L’esodo dei cristiani da Siria e Iraq attualmente in corso è il più consistente dagli anni del Medz Yeghern, è difficile non cedere al pessimismo: «La crisi che stiamo vivendo – dice il vescovo – è opera di gruppi islamisti radicali che non hanno niente a che fare con l’islam con cui abbiamo convissuto pacificamente per anni. Nella nostra esperienza, l’islam, come il cristianesimo, testimonia un Dio misericordioso, che porta un messaggio di amore, pace e solidarietà. Oggi l’Isis sta abusando del suo nome, sostenendo che la morte degli infedeli è voluta da Dio; noi desideriamo convivere con i milioni di musulmani che vogliono la pace».
Tra i tanti morti, Nalbandian ha in mente i bambini delle scuole armene uccisi dalle bombe: «All’inizio delle Primavere arabe, anche noi cristiani eravamo molto felici perché con le proteste ci aspettavamo democratizzazione e riforme. Poi le cose cambiarono, con forze esterne che hanno iniziato a supportare i gruppi più radicali». Oggi, al quarto anno di guerra, i cristiani soffrono insieme a tutti i siriani: «Ottantacinque chiese e 1800 moschee distrutte, oltre 8 milioni di siriani sono rifugiati all’interno o all’esterno del paese, tra il 30 e il 40% dei cristiani ha perso la casa». 

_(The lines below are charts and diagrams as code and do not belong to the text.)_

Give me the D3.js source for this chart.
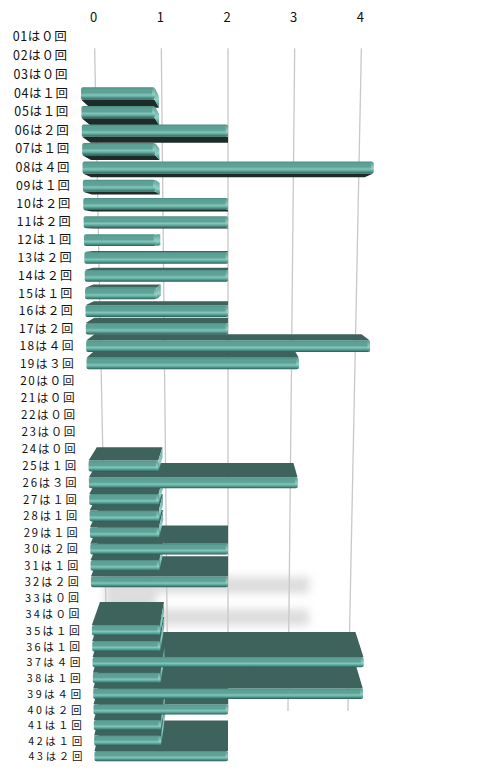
<!DOCTYPE html>
<html>
<head>
<meta charset="utf-8">
<script src="https://cdn.jsdelivr.net/npm/d3@7"></script>
<style>
    html, body { margin: 0; padding: 0; background: #fff; }
    svg { display: block; }
    text { font-family: "Noto Sans CJK JP", "Noto Sans", sans-serif; fill: #111; }
</style>
</head>
<body>
<svg id="chart" width="493" height="777"></svg>
<script>
// 01..43 and how many times each came up
const numbers = d3.range(1, 44).map(n => String(n).padStart(2, '0'));
const counts  = [0, 0, 0, 1, 1, 2, 1, 4, 1, 2,
                 2, 1, 2, 2, 1, 2, 2, 4, 3, 0,
                 0, 0, 0, 0, 1, 3, 1, 1, 1, 2,
                 1, 2, 0, 0, 1, 1, 4, 1, 4, 2,
                 1, 1, 2];
const ticks   = [0, 1, 2, 3, 4];
const zenkaku = ['０', '１', '２', '３', '４', '５', '６', '７', '８', '９'];
const shadowRows = [34, 35, 36, 37, 38];

const svg = d3.select('#chart');

// front plane scales (row 0), perspective squeezes them further down
const x  = d3.scaleLinear().domain([0, 4]).range([80, 376]);
const yr = d3.scaleLinear().domain([0, 42]).range([0, 42 * 18.99]);
const top0 = 37, tilt = 0.0026;
const cx = x(2);
const vp = { x: cx, y: 235 };          // vanishing point of the depth axis
const kBar = 0.941, kGrid = 0.9;       // depth of bar backs / back wall
const half = 0.33;                     // bar half thickness in rows

const persp = t => 1 / (1 + tilt * t);
const fp = (v, t) => [cx + (x(v) - cx) * persp(t), top0 + yr(t) * persp(t)];
const back = (p, k) => [vp.x + (p[0] - vp.x) * k, vp.y + (p[1] - vp.y) * k];
const rowStep = t => fp(0, t + 0.5)[1] - fp(0, t - 0.5)[1];
const line = d3.line();

const defs = svg.append('defs');
const grad = defs.append('linearGradient')
    .attr('id', 'front').attr('x1', 0).attr('y1', 0).attr('x2', 0).attr('y2', 1);
[[0, '#4b8b83'], [0.14, '#5c9f95'], [0.45, '#5ea398'], [0.62, '#80c7ba'],
 [0.76, '#62aa9e'], [0.9, '#407f77'], [1, '#2c5c56']]
    .forEach(([o, c]) => grad.append('stop').attr('offset', o).attr('stop-color', c));
const capGrad = defs.append('linearGradient')
    .attr('id', 'cap').attr('x1', 0).attr('y1', 0).attr('x2', 0).attr('y2', 1);
[[0, '#5e9f96'], [0.6, '#8fd2c5'], [1, '#3d7a72']]
    .forEach(([o, c]) => capGrad.append('stop').attr('offset', o).attr('stop-color', c));
defs.append('filter').attr('id', 'blur')
    .attr('x', -0.2).attr('y', -1).attr('width', 1.4).attr('height', 3)
    .append('feGaussianBlur').attr('stdDeviation', 4);

// faint shadow on the back wall behind the lower bars
const gridX = (v, t) => back(fp(v, t), kGrid)[0];
svg.append('g')
    .attr('filter', 'url(#blur)')
    .selectAll('path')
    .data(shadowRows.filter(i => counts[i] > 0))
    .join('path')
    .attr('d', i => {
        const t = i - 4.8, v = counts[i] * 0.83, h = 0.5;
        return line([
            [gridX(0, t - h), fp(0, t - h)[1]],
            [gridX(v, t - h), fp(v, t - h)[1]],
            [gridX(v, t + h), fp(v, t + h)[1]],
            [gridX(0, t + h), fp(0, t + h)[1]]
        ]) + 'Z';
    })
    .attr('fill', '#8c8c8c')
    .attr('fill-opacity', 0.3);

// gridlines on the back wall
svg.append('g')
    .selectAll('line')
    .data(ticks)
    .join('line')
    .each(function (v) {
        const a = back(fp(v, -0.5), kGrid), b = back(fp(v, 42.5), kGrid);
        d3.select(this).attr('x1', a[0]).attr('y1', a[1]).attr('x2', b[0]).attr('y2', b[1]);
    })
    .attr('stroke', '#c8c8c8')
    .attr('stroke-width', 1.3);

svg.append('g')
    .selectAll('text')
    .data(ticks)
    .join('text')
    .attr('x', v => back(fp(v, -0.5), kGrid)[0] - 1)
    .attr('y', 22)
    .attr('text-anchor', 'middle')
    .attr('font-size', 13)
    .text(d => d);

// bars
const bars = counts.map((c, i) => {
    const fTL = fp(0, i - half), fTR = fp(c, i - half);
    const fBL = fp(0, i + half), fBR = fp(c, i + half);
    return { i, c, fTL, fTR, fBL, fBR,
        bTL: back(fTL, kBar), bTR: back(fTR, kBar), bBL: back(fBL, kBar), bBR: back(fBR, kBar) };
}).filter(d => d.c > 0);

// depth faces first, farthest from the vanishing row first
const faces = [];
bars.forEach(d => {
    if (d.fBL[1] < vp.y) faces.push({ d, key: vp.y - d.fBL[1], fill: '#1d2b29',
        pts: [d.fBL, d.fBR, d.bBR, d.bBL] });
    else if (d.fTL[1] > vp.y) faces.push({ d, key: d.fTL[1] - vp.y, fill: '#3e625c',
        pts: [d.fTL, d.fTR, d.bTR, d.bTL] });
});
faces.sort((a, b) => b.key - a.key);

svg.append('g')
    .selectAll('path')
    .data(faces)
    .join('path')
    .attr('d', f => line(f.pts) + 'Z')
    .attr('fill', f => f.fill);

// end caps where the right side faces the viewer
svg.append('g')
    .selectAll('path')
    .data(bars.filter(d => d.fTR[0] < vp.x))
    .join('path')
    .attr('d', d => line([d.fTR, d.bTR, d.bBR, d.fBR]) + 'Z')
    .attr('fill', 'url(#cap)');

svg.append('g')
    .selectAll('rect')
    .data(bars)
    .join('rect')
    .attr('x', d => d.fTL[0])
    .attr('y', d => d.fTL[1])
    .attr('width', d => d.fTR[0] - d.fTL[0])
    .attr('height', d => d.fBL[1] - d.fTL[1])
    .attr('rx', 2)
    .attr('fill', 'url(#front)');

// round light edge on the bar ends
svg.append('g')
    .selectAll('rect')
    .data(bars)
    .join('rect')
    .attr('x', d => d.fTR[0] - 2.5)
    .attr('y', d => d.fTR[1] + 0.5)
    .attr('width', 2.5)
    .attr('height', d => d.fBR[1] - d.fTR[1] - 1)
    .attr('rx', 1.2)
    .attr('fill', 'url(#cap)');

// row labels, sized to their row so they never touch
svg.append('g')
    .selectAll('text')
    .data(numbers)
    .join('text')
    .attr('x', (n, i) => fp(-0.18, i)[0])
    .attr('y', (n, i) => fp(0, i)[1] + 4.3)
    .attr('text-anchor', 'end')
    .attr('font-size', (n, i) => Math.min(12.5, rowStep(i) * 0.68))
    .attr('textLength', 54)
    .attr('lengthAdjust', 'spacing')
    .text((n, i) => `${n}は${zenkaku[counts[i]]}回`);
</script>
</body>
</html>
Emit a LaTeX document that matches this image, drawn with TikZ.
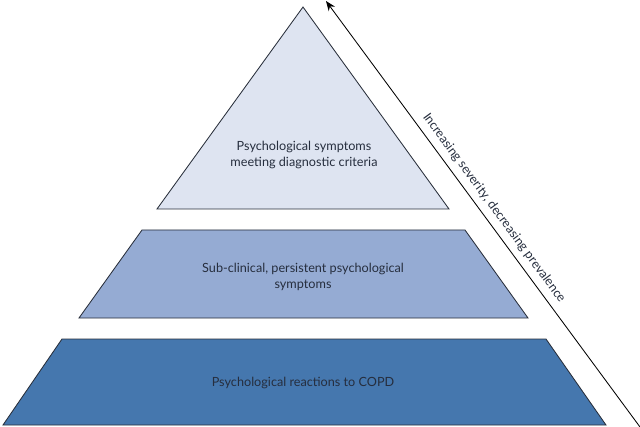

Secondo il vescovo, «i cristiani hanno bisogno di protezione internazionale; l’Europa dovrebbe sostenere le opposizioni che vogliono la democratizzazione, senza armare nessuno, né finanziare gruppi militari». E infine, lancia un appello: «Per favore, pregate per noi e per la pace; noi cristiani crediamo alla forza della preghiera. È per noi di grande supporto spirituale sapere che tutti i giorni, nella preghiera serale, la Comunità di Sant’Egidio prega per la liberazione dei due vescovi di Aleppo, il siro-ortodosso Mar Gregorios Ibrahim e il greco-ortodosso Paul Yazigi, rapiti 640 giorni fa».